Sixty percent of the company’s distribution is destined for institutional consumption, and 40% for retail outlet sales.Williams Sausage maintains its own fleet of trucks for distribution.

Jammed packaging line

Williams Sausage runs 11 packaging lines in its plant to handle different product types. Four of those lines are for packaging sausage links and chubs. Four of the lines are for packaging sausage patties. Three lines are dedicated for packaging breakfast biscuit sandwiches, of which one line handles jumbo sandwiches. The two remaining breakfast sandwich lines were redesigned to upgrade their shrink wrap packaging capability, to improve efficiency, and  toaccommodate increased throughput needs.

These two sandwich lines allow for the manual “assembly” of the sausage biscuits, and their packaging. When the sandwiches are put together, the biscuits proceed through a cutter that slices them in half. The split biscuits move along a conveyor, where sausage patties are manually positioned between the two biscuit slices. These sandwiches then go through a wrapper, and the sealed biscuits are stacked into cartons. At this point the two lines merge onto one packaging line, where the cartons proceed through a shrink wrapper, are cased, labeled, and palletized.

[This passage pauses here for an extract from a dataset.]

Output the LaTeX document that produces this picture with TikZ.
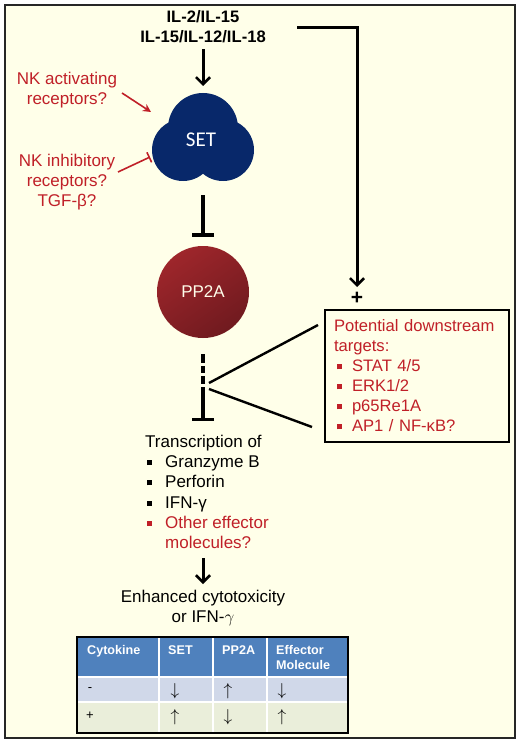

When the sausage sandwiches were first introduced, moving 12 to 14 cartons/min through the end-of-line packaging process was adequate to keep pace with production demands. But as the breakfast sandwiches’ popularity grew and orders increased, it became clear that the packaging line was no longer able to support the increased throughput required.

“Our production volumes had significantly increased,” says Tommy Ray, plant manager at Williams Sausage. “We needed to double our packaging capability, our throughput of cartons per minute, to keep up with the demand.

“The bottleneck was our shrink wrapping system. The wrapper was only capable of handling 12 to 14 cartons per minute. But at this rate we were experiencing line interruptions and delays. We needed to have the ability to shrink wrap 24 to 28 cartons per minute to keep the sandwich manufacturing lines moving.”